## Exercise brief
Can you copy out the data exactly? Leave the images out.

## Provided material

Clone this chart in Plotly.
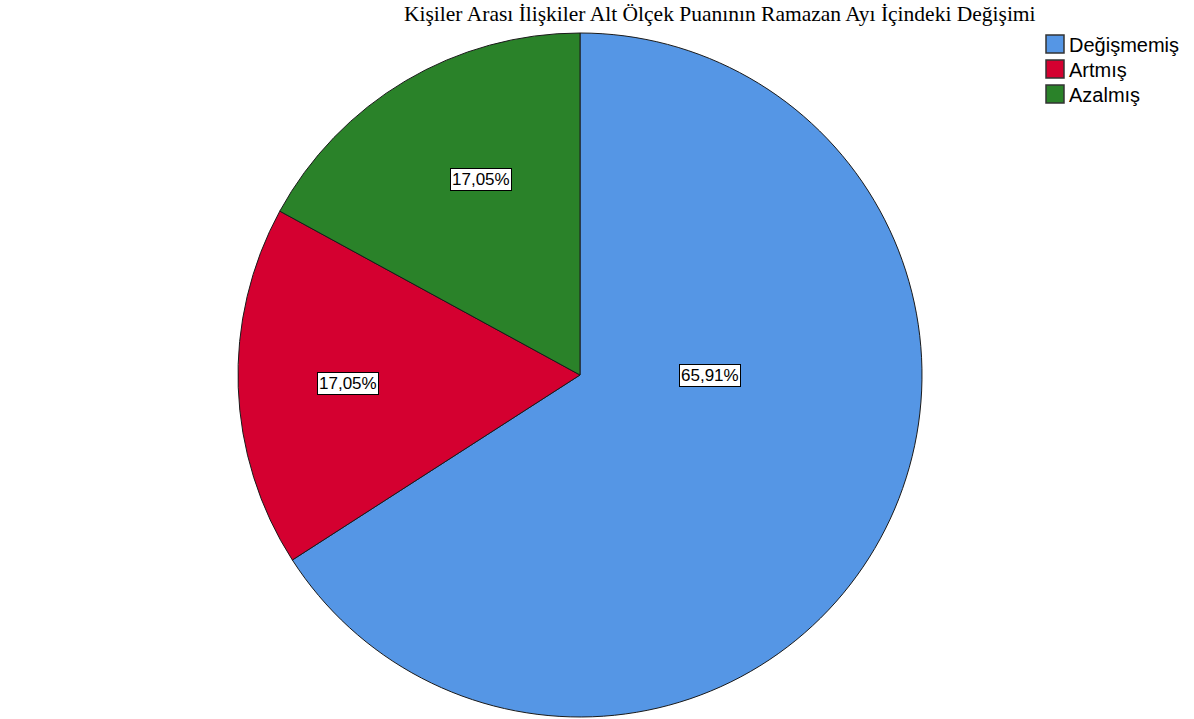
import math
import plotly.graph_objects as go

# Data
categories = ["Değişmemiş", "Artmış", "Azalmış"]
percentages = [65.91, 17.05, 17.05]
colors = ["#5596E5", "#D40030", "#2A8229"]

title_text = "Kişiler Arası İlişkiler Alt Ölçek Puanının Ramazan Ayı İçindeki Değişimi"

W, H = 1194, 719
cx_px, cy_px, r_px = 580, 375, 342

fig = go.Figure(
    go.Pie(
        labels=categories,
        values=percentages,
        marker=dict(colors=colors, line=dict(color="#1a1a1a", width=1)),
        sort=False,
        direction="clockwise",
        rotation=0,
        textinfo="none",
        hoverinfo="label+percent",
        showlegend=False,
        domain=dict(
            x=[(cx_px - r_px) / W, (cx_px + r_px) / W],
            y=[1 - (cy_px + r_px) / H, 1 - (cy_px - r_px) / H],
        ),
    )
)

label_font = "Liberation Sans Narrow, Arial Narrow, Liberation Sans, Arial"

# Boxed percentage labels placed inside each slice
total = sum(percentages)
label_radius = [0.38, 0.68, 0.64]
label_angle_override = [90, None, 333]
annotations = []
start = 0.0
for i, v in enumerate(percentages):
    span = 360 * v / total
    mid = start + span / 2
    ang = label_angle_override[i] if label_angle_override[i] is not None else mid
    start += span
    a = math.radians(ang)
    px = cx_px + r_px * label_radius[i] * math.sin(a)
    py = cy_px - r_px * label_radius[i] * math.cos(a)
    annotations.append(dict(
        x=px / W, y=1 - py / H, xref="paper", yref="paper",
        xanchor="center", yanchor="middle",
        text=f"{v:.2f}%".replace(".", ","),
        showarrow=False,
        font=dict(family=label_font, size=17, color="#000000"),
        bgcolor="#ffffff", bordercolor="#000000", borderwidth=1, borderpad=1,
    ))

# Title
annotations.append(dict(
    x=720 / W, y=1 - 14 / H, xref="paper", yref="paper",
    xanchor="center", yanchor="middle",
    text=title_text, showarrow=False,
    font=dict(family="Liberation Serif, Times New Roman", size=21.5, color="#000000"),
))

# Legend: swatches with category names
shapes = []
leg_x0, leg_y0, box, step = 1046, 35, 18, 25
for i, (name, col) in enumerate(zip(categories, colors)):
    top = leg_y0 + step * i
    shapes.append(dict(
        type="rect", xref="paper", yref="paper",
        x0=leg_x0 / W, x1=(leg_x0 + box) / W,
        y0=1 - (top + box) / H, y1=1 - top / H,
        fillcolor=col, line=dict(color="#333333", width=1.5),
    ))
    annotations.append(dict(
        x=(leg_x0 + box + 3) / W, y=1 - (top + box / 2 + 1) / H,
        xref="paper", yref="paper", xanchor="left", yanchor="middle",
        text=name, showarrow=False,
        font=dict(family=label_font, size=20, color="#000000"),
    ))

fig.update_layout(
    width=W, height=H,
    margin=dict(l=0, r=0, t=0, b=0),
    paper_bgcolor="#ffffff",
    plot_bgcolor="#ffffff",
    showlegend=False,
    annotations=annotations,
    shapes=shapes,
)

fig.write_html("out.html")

## Output for this task
Clone this chart in Plotly.
import math
import plotly.graph_objects as go

# Data
categories = ["Değişmemiş", "Artmış", "Azalmış"]
percentages = [65.91, 17.05, 17.05]
colors = ["#5596E5", "#D40030", "#2A8229"]

title_text = "Kişiler Arası İlişkiler Alt Ölçek Puanının Ramazan Ayı İçindeki Değişimi"

W, H = 1194, 719
cx_px, cy_px, r_px = 580, 375, 342

fig = go.Figure(
    go.Pie(
        labels=categories,
        values=percentages,
        marker=dict(colors=colors, line=dict(color="#1a1a1a", width=1)),
        sort=False,
        direction="clockwise",
        rotation=0,
        textinfo="none",
        hoverinfo="label+percent",
        showlegend=False,
        domain=dict(
            x=[(cx_px - r_px) / W, (cx_px + r_px) / W],
            y=[1 - (cy_px + r_px) / H, 1 - (cy_px - r_px) / H],
        ),
    )
)

label_font = "Liberation Sans Narrow, Arial Narrow, Liberation Sans, Arial"

# Boxed percentage labels placed inside each slice
total = sum(percentages)
label_radius = [0.38, 0.68, 0.64]
label_angle_override = [90, None, 333]
annotations = []
start = 0.0
for i, v in enumerate(percentages):
    span = 360 * v / total
    mid = start + span / 2
    ang = label_angle_override[i] if label_angle_override[i] is not None else mid
    start += span
    a = math.radians(ang)
    px = cx_px + r_px * label_radius[i] * math.sin(a)
    py = cy_px - r_px * label_radius[i] * math.cos(a)
    annotations.append(dict(
        x=px / W, y=1 - py / H, xref="paper", yref="paper",
        xanchor="center", yanchor="middle",
        text=f"{v:.2f}%".replace(".", ","),
        showarrow=False,
        font=dict(family=label_font, size=17, color="#000000"),
        bgcolor="#ffffff", bordercolor="#000000", borderwidth=1, borderpad=1,
    ))

# Title
annotations.append(dict(
    x=720 / W, y=1 - 14 / H, xref="paper", yref="paper",
    xanchor="center", yanchor="middle",
    text=title_text, showarrow=False,
    font=dict(family="Liberation Serif, Times New Roman", size=21.5, color="#000000"),
))

# Legend: swatches with category names
shapes = []
leg_x0, leg_y0, box, step = 1046, 35, 18, 25
for i, (name, col) in enumerate(zip(categories, colors)):
    top = leg_y0 + step * i
    shapes.append(dict(
        type="rect", xref="paper", yref="paper",
        x0=leg_x0 / W, x1=(leg_x0 + box) / W,
        y0=1 - (top + box) / H, y1=1 - top / H,
        fillcolor=col, line=dict(color="#333333", width=1.5),
    ))
    annotations.append(dict(
        x=(leg_x0 + box + 3) / W, y=1 - (top + box / 2 + 1) / H,
        xref="paper", yref="paper", xanchor="left", yanchor="middle",
        text=name, showarrow=False,
        font=dict(family=label_font, size=20, color="#000000"),
    ))

fig.update_layout(
    width=W, height=H,
    margin=dict(l=0, r=0, t=0, b=0),
    paper_bgcolor="#ffffff",
    plot_bgcolor="#ffffff",
    showlegend=False,
    annotations=annotations,
    shapes=shapes,
)

fig.write_html("out.html")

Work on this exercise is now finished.